The 21st Hino Shinsengumi Festival
Last weekend was one of Hino’s biggest annual events – the Hino Shinsengumi Festival! The two-day festival is held each year in May around the time of local Shinsengumi hero Hijikata Toshizo’s death anniversary. On the first day of the festival, actors and samurai fans from around the country gathered in Hino for a Shinsengumi impersonation contest. Then, on the second day, the contest’s winners took on the roles of Shinsengumi leaders for the festival’s main event: a massive Shinsengumi parade through Takahata and Hino-shuku.
What really sets the Shinsengumi parade apart from the average local parade is the attention to detail in recreating Shogunate-era troops of Shinsengumi samurai. Hundreds of participants donned the Shinsengumi’s distinctive blue uniform and met first thing in the morning to practice what the Shinsengumi did best – swordfighting! New and returning participants alike worked together to practice smoothly drawing and sheathing their blades, and experienced groups did run-throughs of mock sword battles to perfect their shows for the afternoon parade.
With all their preparations in place, the ten Shinsengumi corps lined up in formation before the statue of Hijikata Toshizo at Takahata Fudo-son. Among the ranks were everything from average students and citizens to seasoned performers, with “samurai” both from here in Hino and as far away as other continents! Aizu, an old ally of the Shinsengumi throughout the Boshin War, also sent a group to join the parade, a favor Hino returns each year at their Aizu Festival.
After a brief ceremony in front of the statue, the troops filed out one by one to begin their first of two parades.
From Takahata Fudo-son, the parade marched in a loop to Takahatafudo Station and back, then moved to the Hino-shuku area around Hino Station for a parade circuit passing Hino-shuku Honjin, Yasaka Shrine, and other historically relevant locations in the city.

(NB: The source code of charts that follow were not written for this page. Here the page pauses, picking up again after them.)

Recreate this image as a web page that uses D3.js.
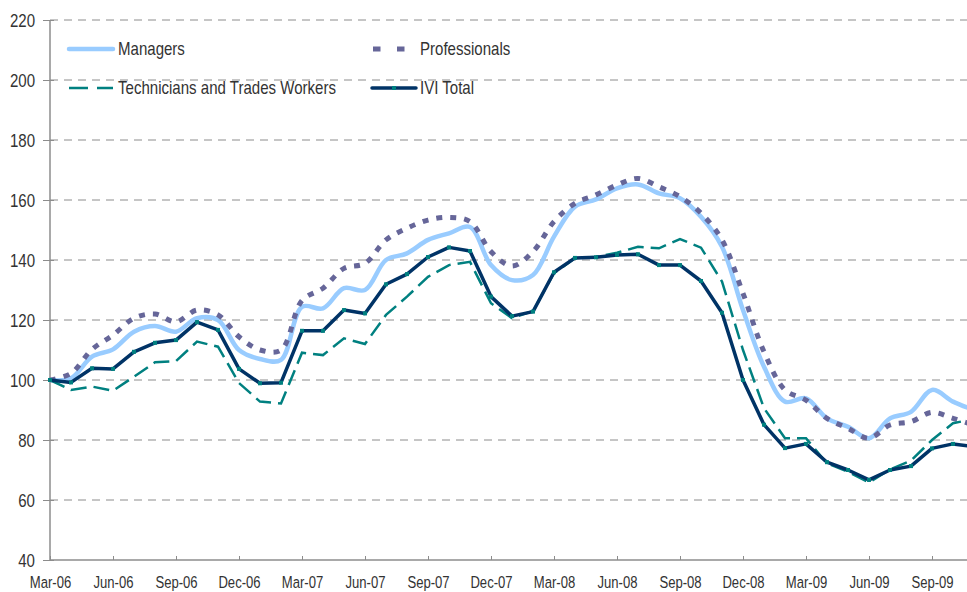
<!DOCTYPE html>
<html><head><meta charset="utf-8">
<script src="https://cdn.jsdelivr.net/npm/d3@7"></script>
<style>body{margin:0;background:#fff}svg{display:block}</style>
</head><body><svg id="c" width="967" height="592"></svg>
<script>
const months = ["Mar-06","Apr-06","May-06","Jun-06","Jul-06","Aug-06","Sep-06","Oct-06","Nov-06","Dec-06",
"Jan-07","Feb-07","Mar-07","Apr-07","May-07","Jun-07","Jul-07","Aug-07","Sep-07","Oct-07","Nov-07","Dec-07",
"Jan-08","Feb-08","Mar-08","Apr-08","May-08","Jun-08","Jul-08","Aug-08","Sep-08","Oct-08","Nov-08","Dec-08",
"Jan-09","Feb-09","Mar-09","Apr-09","May-09","Jun-09","Jul-09","Aug-09","Sep-09","Oct-09","Nov-09"];
const tickLabels = ["Mar-06","Jun-06","Sep-06","Dec-06","Mar-07","Jun-07","Sep-07","Dec-07","Mar-08","Jun-08","Sep-08","Dec-08","Mar-09","Jun-09","Sep-09"];
const yTicks = [40,60,80,100,120,140,160,180,200,220];
const managers = [100,100.6,107.8,110.2,116.1,118,116.1,120.6,120,110,107,106.7,124.4,123.9,130.6,130,140,142.2,146.7,148.9,151,138.3,133.3,135,147.8,157.8,160.2,163.9,165.2,162.2,160.6,154.4,144.4,123.3,104.4,92.8,93.9,87.2,84.4,80.6,87.2,89.4,96.7,92.8,90];
const professionals = [100,102.2,110.2,115,120.6,122,119.4,123.3,121.7,114.4,110,110,126.5,130.6,137.2,138.9,146.7,150.6,153.3,154.2,152.8,142.8,138,142.8,152.8,158.9,161.7,165,167.2,164.4,161.1,155.6,146.7,128.9,109.4,96.7,93.3,87.2,83.9,80.6,85,86.1,89.2,87.2,85];
const technicians = [100,96.7,97.8,96.4,101.1,105.9,106.3,112.8,111.1,99,92.8,92.2,109.1,108.3,113.9,112,121.7,127.8,134.4,138.3,139.4,125.6,120.6,123,135.6,140.6,141.1,142.4,144.4,143.9,147,144.1,132.8,110,90.6,80.6,80.6,72.2,69.4,65.8,70.2,73.1,80,85.6,87];
const iviTotal = [100,99.2,103.9,103.7,109.4,112.4,113.3,119.3,116.7,103.7,98.9,99.1,116.4,116.4,123.3,122.2,131.9,135.3,141,144.2,143,127.8,121.3,122.8,135.9,140.7,140.9,141.7,141.9,138.3,138.3,133,122.4,100,85.1,77.3,78.7,72.6,70,66.7,70,71.3,77.2,78.7,77.8];
const seriesNames = ["Managers","Professionals","Technicians and Trades Workers","IVI Total"];

const FONT = '"Liberation Sans Narrow","Arial Narrow","Liberation Sans",Arial,sans-serif';
const svg = d3.select("#c");
const W = 967;
const x = d3.scalePoint().domain(months).range([50, 974]);
const y = d3.scaleLinear().domain([40, 220]).range([560, 20]);

// gridlines
svg.append("g").selectAll("line").data(yTicks.filter(d => d > 40)).join("line")
  .attr("x1", 50).attr("x2", W).attr("y1", d => y(d)).attr("y2", d => y(d))
  .attr("stroke", "#8c8c8c").attr("stroke-width", 1).attr("stroke-dasharray", "8,6");

// y axis
const ys = 0.86;
const ya = svg.append("g").attr("transform", "translate(50,0)")
  .call(d3.axisLeft(y).tickValues(yTicks).tickSize(7).tickPadding(7));
ya.select(".domain").attr("stroke", "#8c8c8c").attr("stroke-width", 1.5).attr("d", `M0,${y(220)}V${y(40)}`);
ya.selectAll(".tick line").attr("stroke", "#8c8c8c").attr("x1", 4);
ya.selectAll(".tick text").attr("font-family", FONT).attr("font-size", 17.5).attr("fill", "#333")
  .attr("x", -15 / ys).attr("dy", "0.36em").attr("transform", `scale(${ys},1)`);

// x axis
const xs = 0.77;
const xa = svg.append("g").attr("transform", "translate(0,560)")
  .call(d3.axisBottom(x).tickValues(tickLabels).tickSize(-4).tickPadding(13));
xa.select(".domain").attr("stroke", "#8c8c8c").attr("stroke-width", 1.5).attr("d", `M50,0H${W}`);
xa.selectAll(".tick line").attr("stroke", "#8c8c8c");
xa.selectAll(".tick text").attr("font-family", FONT).attr("font-size", 17).attr("fill", "#333")
  .attr("dy", null).attr("y", 28).attr("transform", `scale(${xs},1)`);

const smooth = d3.line().x((d, i) => x(months[i])).y(d => y(d)).curve(d3.curveCatmullRom.alpha(0.5));
const straight = d3.line().x((d, i) => x(months[i])).y(d => y(d));

const g = svg.append("g");
g.append("path").datum(managers).attr("d", smooth).attr("fill", "none")
  .attr("stroke", "#99ccff").attr("stroke-width", 4.5).attr("stroke-linejoin", "round");
g.append("path").datum(professionals).attr("d", smooth).attr("fill", "none")
  .attr("stroke", "#666699").attr("stroke-width", 5).attr("stroke-dasharray", "6,8");
g.append("path").datum(technicians).attr("d", straight).attr("fill", "none")
  .attr("stroke", "#008080").attr("stroke-width", 2.5).attr("stroke-dasharray", "16,7");
g.append("path").datum(iviTotal).attr("d", straight).attr("fill", "none")
  .attr("stroke", "#003366").attr("stroke-width", 3.5).attr("stroke-linejoin", "round");
g.selectAll("rect.m").data(iviTotal).join("rect").attr("class", "m")
  .attr("x", (d, i) => x(months[i]) - 2).attr("y", d => y(d) - 2)
  .attr("width", 4).attr("height", 4).attr("fill", "#008080");

// legend
const ls = 0.86;
const leg = svg.append("g");
const items = [
  {name: seriesNames[0], x: 69, y: 49, tx: 118, stroke: "#99ccff", w: 4.5, dash: null},
  {name: seriesNames[1], x: 373, y: 49, tx: 420, stroke: "#666699", w: 5, dash: "7.5,16.5"},
  {name: seriesNames[2], x: 69, y: 88, tx: 118, stroke: "#008080", w: 2.5, dash: "19,9"},
  {name: seriesNames[3], x: 372, y: 88, tx: 420, stroke: "#003366", w: 3.5, dash: null, marker: true}
];
items.forEach(it => {
  leg.append("line").attr("x1", it.x).attr("x2", it.x + 44).attr("y1", it.y).attr("y2", it.y)
    .attr("stroke", it.stroke).attr("stroke-width", it.w)
    .attr("stroke-dasharray", it.dash).attr("stroke-linecap", it.dash ? "butt" : "round");
  if (it.marker) leg.append("rect").attr("x", it.x + 20).attr("y", it.y - 2).attr("width", 4).attr("height", 4).attr("fill", "#008080");
  leg.append("text").attr("transform", `translate(${it.tx},${it.y}) scale(${ls},1)`).attr("dy", "0.36em")
    .attr("font-family", FONT).attr("font-size", 17.5).attr("fill", "#333").text(it.name);
});
</script></body></html>
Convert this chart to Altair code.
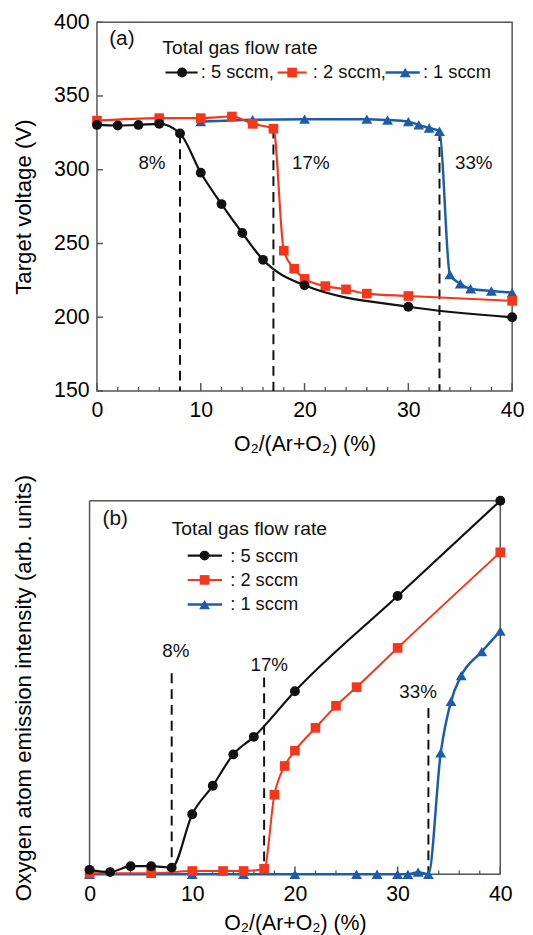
import altair as alt
import pandas as pd

FONT = "Liberation Sans"
BLACK = "#111111"
RED = "#f4361b"
BLUE = "#1d5ca8"
FRAME = "#555555"

# ---------------- panel (a): target voltage ----------------
a_x5 = [0, 2, 4, 6, 8, 10, 12, 14, 16, 20, 30, 40]
a_y5 = [330.4, 330, 330.4, 331.1, 324.6, 298, 276.7, 257.1, 238.9, 221.6, 207.1, 200]
a_x2 = [0, 6, 10, 13, 15, 17, 18, 19, 20, 22, 24, 26, 30, 40]
a_y2 = [333.3, 335, 335, 336.1, 331.1, 327.8, 245.1, 232.9, 226, 221.1, 218.9, 216, 214.4, 211.1]
a_x1 = [10, 15, 20, 26, 28, 30, 31, 32, 33, 34, 35, 36, 38, 40]
a_y1 = [332.6, 333.9, 334.3, 334.3, 333.7, 332.6, 330.4, 328.3, 326.1, 228.9, 222.7, 219.3, 217.8, 216.7]

# ---------------- panel (b): O emission intensity ----------------
b_x5 = [0, 2, 4, 6, 8, 10, 12, 14, 16, 20, 30, 40]
b_y5 = [1.2, 0.6, 2.2, 2.2, 1.8, 16.1, 23.7, 32.1, 36.8, 49.0, 74.5, 100]
b_x2 = [0, 6, 10, 13, 15, 17, 18, 19, 20, 22, 24, 26, 30, 40]
b_y2 = [0.3, 0.3, 0.9, 0.9, 0.9, 1.5, 21.3, 29.0, 33.1, 39.2, 45.1, 50.1, 60.6, 86.2]
b_x1 = [0, 10, 15, 20, 26, 28, 30, 31, 32, 33, 34.2, 35.2, 36.2, 38.2, 40]
b_y1 = [0, 0, 0, 0, 0, 0, 0, 0, 0.6, 0, 32.5, 46.3, 53.2, 59.6, 65.1]

transitions = [8, 17, 33]
trans_labels = ["8%", "17%", "33%"]
a_dash_top = [324.6, 327.8, 326.1]
b_dash_top = [53.8, 52.7, 44.5]

legend_title = "Total gas flow rate"
a_legend_labels = [": 5 sccm,", ": 2 sccm,", ": 1 sccm"]
b_legend_labels = [": 5 sccm", ": 2 sccm", ": 1 sccm"]

x_labels = [0, 10, 20, 30, 40]
x_minor = [2, 4, 6, 8, 12, 14, 16, 18, 22, 24, 26, 28, 32, 34, 36, 38]
a_y_labels = [150, 200, 250, 300, 350, 400]

XTITLE = "O\u2082/(Ar+O\u2082) (%)"


def make_panel(W, H, xs_sc, ys_sc, xaxis, yaxis, series, dash_top, ylow,
               pct_pos, tag, tag_pos, legend_spec, yticks, frame=None):
    def X(f):
        return alt.X(f, type="quantitative", scale=xs_sc, axis=xaxis)

    def Y(f):
        return alt.Y(f, type="quantitative", scale=ys_sc, axis=yaxis)

    one = pd.DataFrame({"_": [0]})
    layers = []
    if frame is not None:
        x0, x1 = frame
        fr = dict(color=FRAME, strokeWidth=1.5)
        layers.append(alt.Chart(one).mark_rule(**fr).encode(
            x=alt.value(x0), y=alt.value(0), y2=alt.value(H)))
        layers.append(alt.Chart(one).mark_rule(**fr).encode(
            x=alt.value(x1), y=alt.value(0), y2=alt.value(H)))
        layers.append(alt.Chart(one).mark_rule(**fr).encode(
            x=alt.value(x0), x2=alt.value(x1), y=alt.value(0)))
        layers.append(alt.Chart(one).mark_rule(**fr).encode(
            x=alt.value(x0), x2=alt.value(x1), y=alt.value(H)))
    # x ticks (inward)
    layers.append(alt.Chart(pd.DataFrame({"t": x_labels})).mark_rule(color=FRAME, strokeWidth=1.5)
                  .encode(x=X("t"), y=alt.value(H), y2=alt.value(H - 8)))
    layers.append(alt.Chart(pd.DataFrame({"t": x_minor})).mark_rule(color=FRAME, strokeWidth=1.3)
                  .encode(x=X("t"), y=alt.value(H), y2=alt.value(H - 4)))
    if yticks:
        layers.append(alt.Chart(pd.DataFrame({"t": yticks})).mark_rule(color=FRAME, strokeWidth=1.5)
                      .encode(y=Y("t"), x=alt.value(0), x2=alt.value(6)))
    # dashed transition lines
    ddf = pd.DataFrame({"x": transitions, "top": dash_top, "low": [ylow] * 3})
    layers.append(alt.Chart(ddf).mark_rule(color=BLACK, strokeWidth=2, strokeDash=[10, 6])
                  .encode(x=X("x"), y=Y("top"), y2=alt.Y2("low")))
    # percentage labels
    for lab, (px, py) in zip(trans_labels, pct_pos):
        layers.append(alt.Chart(one).mark_text(text=lab, font=FONT, fontSize=19, color=BLACK,
                                               align="center", baseline="middle")
                      .encode(x=alt.XDatum(px), y=alt.YDatum(py)))
    # series: blue, red, black (black on top)
    for xs, ys, color, shape, size, sw in series:
        df = pd.DataFrame({"x": xs, "y": ys})
        base = alt.Chart(df).encode(x=X("x"), y=Y("y"))
        layers.append(base.mark_line(color=color, strokeWidth=sw, interpolate="monotone"))
        layers.append(base.mark_point(color=color, filled=True, opacity=1, shape=shape, size=size))
    # panel tag
    layers.append(alt.Chart(one).mark_text(text=tag, font=FONT, fontSize=21, color=BLACK,
                                           align="center", baseline="middle")
                  .encode(x=alt.XDatum(tag_pos[0]), y=alt.YDatum(tag_pos[1])))
    # legend
    (tx, ty), rows = legend_spec
    layers.append(alt.Chart(one).mark_text(text=legend_title, font=FONT, fontSize=19.5, color=BLACK,
                                           align="left", baseline="middle")
                  .encode(x=alt.XDatum(tx), y=alt.YDatum(ty)))
    for (x0, x1, xm, xt, yr, lab), (_, _, color, shape, size, sw) in zip(rows, series[::-1]):
        layers.append(alt.Chart(one).mark_rule(color=color, strokeWidth=sw)
                      .encode(x=alt.XDatum(x0), x2=alt.X2Datum(x1), y=alt.YDatum(yr)))
        layers.append(alt.Chart(one).mark_point(color=color, filled=True, opacity=1, shape=shape, size=size)
                      .encode(x=alt.XDatum(xm), y=alt.YDatum(yr)))
        layers.append(alt.Chart(one).mark_text(text=lab, font=FONT, fontSize=18.5, color=BLACK,
                                               align="left", baseline="middle")
                      .encode(x=alt.XDatum(xt), y=alt.YDatum(yr)))
    ch = alt.layer(*layers).properties(width=W, height=H)
    if frame is not None:
        ch = ch.properties(view=alt.ViewBackground(stroke="transparent"))
    return ch


def xaxis_def(title_pad):
    return alt.Axis(values=x_labels, ticks=False, tickSize=0, domain=False, grid=False,
                    labelFontSize=21.5, labelFont=FONT, labelColor="black", labelPadding=9,
                    labelFlush=False, title=XTITLE, titleFont=FONT, titleFontSize=21.5,
                    titleFontWeight="normal", titleColor="black", titlePadding=title_pad)


a_yaxis = alt.Axis(values=a_y_labels, ticks=False, tickSize=0, domain=False, grid=False,
                   labelFontSize=21.5, labelFont=FONT, labelColor="black", labelPadding=8,
                   title="Target voltage (V)", titleFont=FONT, titleFontSize=22.5,
                   titleFontWeight="normal", titleColor="black", titlePadding=18)

b_yaxis = alt.Axis(labels=False, ticks=False, tickSize=0, domain=False, grid=False,
                   title="Oxygen atom emission intensity (arb. units)", titleFont=FONT,
                   titleFontSize=22.5, titleFontWeight="normal", titleColor="black",
                   titlePadding=62)

A_W, A_H = 420, 373
B_W, B_H = 408, 378
B_SHIFT = -7.5

a_xsc = alt.Scale(domain=[0, 40], nice=False, zero=False)
b_xsc = alt.Scale(domain=[0, 40], nice=False, zero=False, range=[B_SHIFT, B_W])
a_ysc = alt.Scale(domain=[150, 400], nice=False, zero=False)
b_ysc = alt.Scale(domain=[0, 100], nice=False, zero=False)

a_series = [
    (a_x1, a_y1, BLUE, "triangle-up", 120, 2.5),
    (a_x2, a_y2, RED, "square", 95, 2.2),
    (a_x5, a_y5, BLACK, "circle", 100, 2.2),
]
b_series = [
    (b_x1, b_y1, BLUE, "triangle-up", 120, 2.5),
    (b_x2, b_y2, RED, "square", 95, 2.0),
    (b_x5, b_y5, BLACK, "circle", 100, 2.2),
]

a_legend = ((6.3, 382.6), [
    (6.6, 9.7, 8.2, 10.0, 365.9, a_legend_labels[0]),
    (17.4, 20.2, 18.8, 20.8, 365.9, a_legend_labels[1]),
    (27.8, 31.1, 29.7, 31.4, 365.9, a_legend_labels[2]),
])
b_legend = ((8.0, 92.4), [
    (9.56, 12.9, 11.2, 13.7, 85.3, b_legend_labels[0]),
    (9.56, 12.9, 11.2, 13.7, 78.8, b_legend_labels[1]),
    (9.56, 12.9, 11.2, 13.7, 72.2, b_legend_labels[2]),
])

top = make_panel(A_W, A_H, a_xsc, a_ysc, xaxis_def(13), a_yaxis, a_series, a_dash_top, 150,
                 [(5.3, 304.3), (20.6, 304.3), (36.3, 304.3)], "(a)", (2.4, 388.7),
                 a_legend, a_y_labels)
bottom = make_panel(B_W, B_H, b_xsc, b_ysc, xaxis_def(8), b_yaxis, b_series, b_dash_top, 0,
                    [(8.4, 59.7), (17.5, 56.0), (32.0, 48.9)], "(b)", (2.5, 95),
                    b_legend, None, frame=(B_SHIFT, B_W))

chart = alt.concat(top, bottom, columns=1, spacing=17).properties(
    padding={"left": 4, "top": -3, "right": 0, "bottom": 0}, background="white"
).configure_view(stroke=FRAME, strokeWidth=1.5, fill="white")

chart.save("out.html", embed_options={"renderer": "svg", "actions": False})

All along the way, the Shinsengumi members engaged with spectators, waving and posing for photos, like this Inoue Genzaburo lookalike. Periodically, individual corps paused and drew their swords for kachidoki, an energetic victory cry with blades brandished.
When they weren’t watching the Shinsengumi Parade, festival-goers could cruise down the parade route or stop by one of the festival rest-areas for some Japanese-style food and fun. There were festival classics like yakisoba and shaved ice, as well as local soul-food favorites like baked curry bread. There was plenty to see and do, such as check out portable parade shrines and hayashi music, watch dance performances, or duck into one of the nearby museums for an especially enthusiastic crash course on the Shinsengumi’s ties to the area.
After the parade finished its lap of Hino-shuku, the participants made their way to the festival’s closing ceremonies, where this year’s Hijikata performer and event officials wrapped up the 21st Hino Shinsengumi Festival amidst cheers and thunderous applause.
2018 is the 150th year since the end of the Boshin War, and this year’s festival also happens to be the last held during the Japanese Heisei calendar. With a record 50,000 visitors at this crossroads in time, everyone was excited to keep the Shinsengumi’s makoto spirit alive for another 150 years to come. While the two-day Shinsengumi Festival seemed to have gone by in a flash, as Hijikata fervently declared, “I’m sure we’ll all meet here again next year!”